Set task:
Without the pictures, extract every line from the start of the material to the line containing "const pm2Domain = [-0.157, 0.265];", both ends included.

-- BEGIN Data excerpt --

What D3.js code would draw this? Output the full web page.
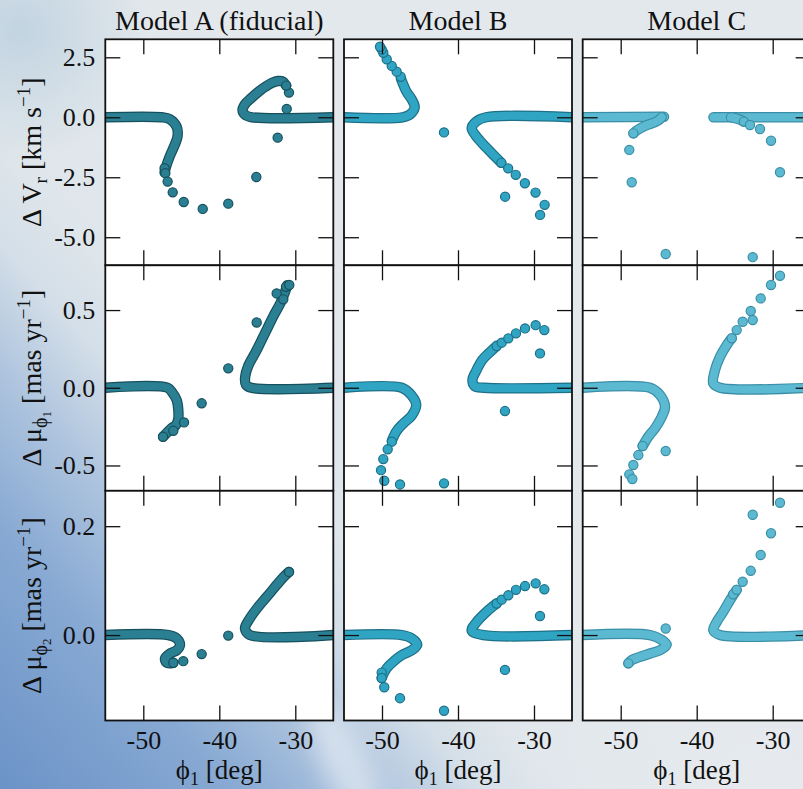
<!DOCTYPE html>
<html>
<head>
<meta charset="utf-8">
<script src="https://cdn.jsdelivr.net/npm/d3@7"></script>
<style>
  html, body { margin: 0; padding: 0; background: #e0e6eb; }
  svg { display: block; }
  text { font-family: "Liberation Serif", "DejaVu Serif", serif; fill: #111; }
</style>
</head>
<body>
<svg id="fig" width="803" height="789"></svg>
<script>
// ---- labels and ticks ----
const models = ["Model A (fiducial)", "Model B", "Model C"];
const phiTicks = [-50, -40, -30];
const vrTicks = [-5, -2.5, 0, 2.5];
const pm1Ticks = [-0.5, 0, 0.5];
const pm2Ticks = [0, 0.2];
const phiDomain = [-55, -25];
const vrDomain = [-6.17, 3.25];
const pm1Domain = [-0.663, 0.788];
const pm2Domain = [-0.157, 0.265];

// ---- radial velocity offsets (phi1 [deg], dVr [km/s]) ----
const vrA_tracks = [
  [[-55, 0], [-47.6, 0], [-46.5, -0.08], [-45.6, -0.4], [-45.5, -0.8], [-46.0, -1.25], [-46.55, -1.65], [-47.0, -2.05], [-47.2, -2.3]],
  [[-25, 0], [-35.7, 0], [-36.6, 0.1], [-36.95, 0.3], [-36.6, 0.55], [-35.8, 0.8], [-34.9, 1.05], [-34.0, 1.26], [-33.1, 1.43], [-32.3, 1.51], [-31.6, 1.48], [-31.2, 1.32]]
];
const vrA_dots = [[-47.2, -2.12], [-47.1, -2.33], [-46.8, -2.68], [-46.13, -3.13], [-44.68, -3.53], [-42.18, -3.82], [-38.82, -3.6], [-35.13, -2.49], [-32.32, -0.85], [-31.13, 0.35], [-30.83, 1.03], [-31.2, 1.32]];

const vrB_tracks = [
  [[-55, 0], [-47.3, 0], [-46.3, 0.12], [-45.7, 0.42], [-46.1, 0.75], [-46.75, 1.05], [-47.5, 1.6]],
  [[-25, 0], [-36.3, 0], [-37.6, -0.18], [-38.2, -0.45], [-37.7, -0.75], [-36.9, -1.05], [-35.7, -1.45], [-34.3, -1.9]]
];
const vrB_dots = [[-47.54, 1.69], [-48.07, 1.9], [-48.72, 2.14], [-49.38, 2.42], [-49.83, 2.69], [-50.04, 2.83], [-50.26, 2.94], [-41.84, -0.63], [-34.3, -1.9], [-33.4, -2.13], [-32.4, -2.4], [-31.2, -2.75], [-29.8, -3.14], [-28.6, -3.65], [-29.2, -4.07], [-33.8, -3.31]];

const vrC_tracks = [
  [[-55, 0], [-44.3, 0.02]],
  [[-44.6, 0], [-45.2, -0.16], [-46.8, -0.36], [-47.97, -0.57], [-48.3, -0.67]],
  [[-25, 0], [-37.8, 0]],
  [[-35.5, 0], [-34.5, -0.08], [-33.8, -0.18]]
];
const vrC_dots = [[-48.34, -0.67], [-48.87, -1.36], [-48.55, -2.71], [-44.08, -5.7], [-33.8, -0.18], [-32.99, -0.32], [-31.67, -0.49], [-30.22, -0.98], [-29.04, -2.29], [-32.63, -5.83]];

// ---- proper motion offsets along phi1 (mas/yr) ----
const pm1A_tracks = [
  [[-55, 0], [-46.8, 0], [-46.2, -0.03], [-45.6, -0.08], [-45.4, -0.14], [-45.4, -0.2], [-45.7, -0.24], [-46.3, -0.26], [-46.9, -0.29], [-47.4, -0.315]],
  [[-25, 0], [-35.8, 0], [-36.5, 0.02], [-36.6, 0.07], [-36.2, 0.14], [-35.1, 0.24], [-33.8, 0.37], [-32.9, 0.46], [-32.0, 0.54], [-31.4, 0.61], [-31.05, 0.66]]
];
const pm1A_dots = [[-44.64, -0.223], [-46.05, -0.277], [-47.4, -0.315], [-42.32, -0.1], [-38.82, 0.125], [-35.08, 0.42], [-32.45, 0.607], [-31.58, 0.569], [-31.22, 0.65], [-30.79, 0.661]];

const pm1B_tracks = [
  [[-55, 0], [-47.4, 0], [-46.1, -0.05], [-45.5, -0.11], [-46.1, -0.18], [-47.2, -0.23], [-48.1, -0.28], [-48.7, -0.34]],
  [[-25, 0], [-36.6, 0], [-37.8, 0.01], [-38.1, 0.05], [-37.6, 0.11], [-36.8, 0.18], [-36.0, 0.22], [-34.9, 0.27]]
];
const pm1B_dots = [[-48.7, -0.347], [-49.25, -0.396], [-49.83, -0.459], [-50.13, -0.53], [-49.7, -0.598], [-47.63, -0.622], [-41.84, -0.615], [-34.91, 0.268], [-34.25, 0.29], [-33.38, 0.318], [-32.37, 0.35], [-31.18, 0.382], [-29.78, 0.403], [-28.64, 0.371], [-29.21, 0.221], [-33.82, -0.15]];

const pm1C_tracks = [
  [[-55, 0], [-46.14, 0], [-44.83, -0.047], [-44.17, -0.122], [-44.6, -0.187], [-45.49, -0.261], [-46.37, -0.315], [-47.11, -0.375]],
  [[-25, 0], [-36.93, 0], [-37.82, 0.028], [-37.59, 0.114], [-36.93, 0.2], [-36.05, 0.275], [-35.39, 0.318]]
];
const pm1C_dots = [[-47.11, -0.375], [-47.68, -0.433], [-48.34, -0.497], [-48.87, -0.557], [-48.47, -0.587], [-44.08, -0.407], [-35.39, 0.318], [-34.74, 0.371], [-33.95, 0.425], [-32.89, 0.494], [-32.63, 0.436], [-31.58, 0.575], [-30.22, 0.661], [-29.04, 0.721]];

// ---- proper motion offsets along phi2 (mas/yr) ----
const pm2A_tracks = [
  [[-55, 0], [-46.71, 0], [-45.61, -0.006], [-45.17, -0.018], [-45.61, -0.028], [-46.49, -0.034], [-47.14, -0.043], [-46.92, -0.051], [-46.05, -0.051]],
  [[-25, 0], [-35.96, 0], [-36.62, 0.012], [-35.96, 0.031], [-34.87, 0.052], [-33.77, 0.07], [-32.45, 0.092], [-31.58, 0.106], [-30.83, 0.116]]
];
const pm2A_dots = [[-46.05, -0.051], [-44.74, -0.048], [-42.32, -0.035], [-38.82, -0.001], [-30.83, 0.116]];

const pm2B_tracks = [
  [[-55, 0], [-47.41, 0], [-46.09, -0.006], [-45.36, -0.018], [-46.09, -0.028], [-47.41, -0.037], [-48.51, -0.049], [-49.38, -0.061], [-50.04, -0.079]],
  [[-25, 0], [-36.67, 0], [-38.2, 0.008], [-37.54, 0.024], [-36.22, 0.043], [-34.91, 0.058]]
];
const pm2B_dots = [[-50.04, -0.069], [-50.04, -0.079], [-49.7, -0.096], [-47.63, -0.116], [-41.84, -0.139], [-34.91, 0.058], [-34.25, 0.065], [-33.38, 0.073], [-32.37, 0.083], [-31.18, 0.09], [-29.78, 0.095], [-28.64, 0.084], [-29.21, 0.035], [-33.82, -0.064]];

const pm2C_tracks = [
  [[-55, 0], [-46.14, 0], [-44.6, -0.009], [-43.95, -0.018], [-44.83, -0.028], [-46.14, -0.034], [-47.46, -0.04], [-48.55, -0.046], [-48.99, -0.052]],
  [[-25, 0], [-36.93, 0], [-37.82, 0.009], [-37.37, 0.024], [-36.5, 0.043], [-35.62, 0.064], [-34.74, 0.083]]
];
const pm2C_dots = [[-48.99, -0.052], [-44.08, 0.012], [-35.2, 0.075], [-34.74, 0.083], [-33.95, 0.098], [-32.89, 0.118], [-31.58, 0.147], [-30.22, 0.187], [-32.63, 0.221], [-29.04, 0.243]];

// ---- figure layout ----
const colLeft = [105.3, 344, 582.7];
const colWidth = 228;
const rowTop = [39.3, 265.3, 490.8];
const rowBottom = [265.3, 490.8, 720.5];
const markerFill = ["#2b7f92", "#2fa5c3", "#5bbad2"];
const markerEdge = ["#17505d", "#1d7088", "#3a8fa6"];
const fontFamily = '"Liberation Serif", "DejaVu Serif", serif';

const rows = [
  { domain: vrDomain, ticks: vrTicks, panels: [[vrA_tracks, vrA_dots], [vrB_tracks, vrB_dots], [vrC_tracks, vrC_dots]] },
  { domain: pm1Domain, ticks: pm1Ticks, panels: [[pm1A_tracks, pm1A_dots], [pm1B_tracks, pm1B_dots], [pm1C_tracks, pm1C_dots]] },
  { domain: pm2Domain, ticks: pm2Ticks, panels: [[pm2A_tracks, pm2A_dots], [pm2B_tracks, pm2B_dots], [pm2C_tracks, pm2C_dots]] }
];

const svg = d3.select("#fig");
const defs = svg.append("defs");

// sky-like backdrop
const bg = defs.append("linearGradient").attr("id", "bgGrad")
  .attr("gradientUnits", "userSpaceOnUse")
  .attr("x1", 0).attr("y1", 789).attr("x2", 520).attr("y2", 330);
[[0, "#6c93c7"], [0.25, "#87a9d3"], [0.4, "#aec4de"], [0.52, "#d3dee8"], [0.62, "#dfe6eb"], [1, "#e3e8ec"]]
  .forEach(([o, c]) => bg.append("stop").attr("offset", o).attr("stop-color", c));
const glow = defs.append("radialGradient").attr("id", "glowBR")
  .attr("gradientUnits", "userSpaceOnUse").attr("cx", 760).attr("cy", 789).attr("r", 330);
glow.append("stop").attr("offset", 0).attr("stop-color", "#e6eaee").attr("stop-opacity", 1);
glow.append("stop").attr("offset", 1).attr("stop-color", "#e6eaee").attr("stop-opacity", 0);
const corner = defs.append("radialGradient").attr("id", "cornerTL")
  .attr("gradientUnits", "userSpaceOnUse").attr("cx", 20).attr("cy", 30).attr("r", 130);
corner.append("stop").attr("offset", 0).attr("stop-color", "#bfd2e0").attr("stop-opacity", 0.9);
corner.append("stop").attr("offset", 1).attr("stop-color", "#bfd2e0").attr("stop-opacity", 0);
defs.append("filter").attr("id", "soft").attr("x", "-50%").attr("y", "-50%").attr("width", "200%").attr("height", "200%")
  .append("feGaussianBlur").attr("stdDeviation", 12);

svg.append("rect").attr("width", 803).attr("height", 789).attr("fill", "url(#bgGrad)");
svg.append("rect").attr("width", 803).attr("height", 789).attr("fill", "url(#glowBR)");
svg.append("rect").attr("width", 803).attr("height", 789).attr("fill", "url(#cornerTL)");
svg.append("ellipse").attr("cx", 345).attr("cy", 765).attr("rx", 22).attr("ry", 70)
  .attr("transform", "rotate(-25 345 765)").attr("fill", "#f2f5f8").attr("opacity", 0.55).attr("filter", "url(#soft)");

const x = d3.scaleLinear().domain(phiDomain);
const fmt = d => d3.format(".1f")(d).replace("\u2212", "-");

rows.forEach((row, ri) => {
  const y = d3.scaleLinear().domain(row.domain).range([rowBottom[ri], rowTop[ri]]);
  row.panels.forEach(([tracks, dots], ci) => {
    const xs = x.copy().range([colLeft[ci], colLeft[ci] + colWidth]);
    const h = rowBottom[ri] - rowTop[ri];
    const clipId = `clip-${ri}-${ci}`;
    defs.append("clipPath").attr("id", clipId).append("rect")
      .attr("x", colLeft[ci]).attr("y", rowTop[ri]).attr("width", colWidth).attr("height", h);

    svg.append("rect").attr("x", colLeft[ci]).attr("y", rowTop[ri])
      .attr("width", colWidth).attr("height", h).attr("fill", "#fff");

    const g = svg.append("g").attr("clip-path", `url(#${clipId})`);
    const line = d3.line().x(d => xs(d[0])).y(d => y(d[1])).curve(d3.curveCatmullRom.alpha(0.5));
    tracks.forEach(t => {
      g.append("path").attr("d", line(t)).attr("fill", "none")
        .attr("stroke", markerEdge[ci]).attr("stroke-width", 10.4)
        .attr("stroke-linecap", "round").attr("stroke-linejoin", "round");
      g.append("path").attr("d", line(t)).attr("fill", "none")
        .attr("stroke", markerFill[ci]).attr("stroke-width", 8)
        .attr("stroke-linecap", "round").attr("stroke-linejoin", "round");
    });
    g.selectAll("circle.pt").data(dots).join("circle").attr("class", "pt")
      .attr("cx", d => xs(d[0])).attr("cy", d => y(d[1])).attr("r", 4.6)
      .attr("fill", markerFill[ci]).attr("stroke", markerEdge[ci]).attr("stroke-width", 1.2);

    // inward ticks on all four sides
    const tickLen = 15;
    const axes = [
      [d3.axisBottom(xs).tickValues(phiTicks), `translate(0,${rowBottom[ri]})`, ri === 2],
      [d3.axisTop(xs).tickValues(phiTicks), `translate(0,${rowTop[ri]})`, false],
      [d3.axisLeft(y).tickValues(row.ticks), `translate(${colLeft[ci]},0)`, ci === 0],
      [d3.axisRight(y).tickValues(row.ticks), `translate(${colLeft[ci] + colWidth},0)`, false]
    ];
    axes.forEach(([ax, tr, labeled], k) => {
      ax.tickSize(-tickLen).tickPadding(k === 0 ? 10 : 10)
        .tickFormat(labeled ? (k === 0 ? d3.format("d") : fmt) : () => "");
      const ag = svg.append("g").attr("transform", tr).call(ax);
      ag.select(".domain").remove();
      ag.selectAll(".tick line").attr("stroke", "#111").attr("stroke-width", 1.3);
      ag.selectAll(".tick text").style("font-family", fontFamily).style("font-size", "26px").attr("fill", "#111")
        .text(function () { return d3.select(this).text().replace("\u2212", "-"); });
    });

    svg.append("rect").attr("x", colLeft[ci]).attr("y", rowTop[ri])
      .attr("width", colWidth).attr("height", h)
      .attr("fill", "none").attr("stroke", "#111").attr("stroke-width", 1.8);
  });
});

// column titles
models.forEach((m, ci) => {
  svg.append("text").attr("x", colLeft[ci] + colWidth / 2).attr("y", 30)
    .attr("text-anchor", "middle").style("font-size", "28px").text(m);
});

// x-axis labels
colLeft.forEach(cl => {
  const t = svg.append("text").attr("x", cl + colWidth / 2).attr("y", 778.5)
    .attr("text-anchor", "middle").style("font-size", "27px");
  t.append("tspan").text("\u03d5");
  t.append("tspan").attr("font-size", "18px").attr("dy", 6).text("1");
  t.append("tspan").attr("dy", -6).text(" [deg]");
});

// y-axis labels
function yLabel(cy, parts) {
  const t = svg.append("text").attr("transform", `translate(41,${cy}) rotate(-90)`)
    .attr("text-anchor", "middle").style("font-size", "28px");
  parts.forEach(([s, size, dy]) => t.append("tspan").attr("font-size", size + "px").attr("dy", dy).text(s));
}
const cy = ri => (rowTop[ri] + rowBottom[ri]) / 2;
yLabel(cy(0), [["\u0394 V", 28, 0], ["r", 19, 6], [" [km s", 28, -6], ["\u22121", 19, -11], ["]", 28, 11]]);
yLabel(cy(1), [["\u0394 \u03bc", 28, 0], ["\u03d5", 20, 6], ["1", 13, 4], [" [mas yr", 28, -10], ["\u22121", 19, -11], ["]", 28, 11]]);
yLabel(cy(2), [["\u0394 \u03bc", 28, 0], ["\u03d5", 20, 6], ["2", 13, 4], [" [mas yr", 28, -10], ["\u22121", 19, -11], ["]", 28, 11]]);
</script>
</body>
</html>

-- END Data excerpt --

Response to the task:
What D3.js code would draw this? Output the full web page.
<!DOCTYPE html>
<html>
<head>
<meta charset="utf-8">
<script src="https://cdn.jsdelivr.net/npm/d3@7"></script>
<style>
  html, body { margin: 0; padding: 0; background: #e0e6eb; }
  svg { display: block; }
  text { font-family: "Liberation Serif", "DejaVu Serif", serif; fill: #111; }
</style>
</head>
<body>
<svg id="fig" width="803" height="789"></svg>
<script>
// ---- labels and ticks ----
const models = ["Model A (fiducial)", "Model B", "Model C"];
const phiTicks = [-50, -40, -30];
const vrTicks = [-5, -2.5, 0, 2.5];
const pm1Ticks = [-0.5, 0, 0.5];
const pm2Ticks = [0, 0.2];
const phiDomain = [-55, -25];
const vrDomain = [-6.17, 3.25];
const pm1Domain = [-0.663, 0.788];
const pm2Domain = [-0.157, 0.265];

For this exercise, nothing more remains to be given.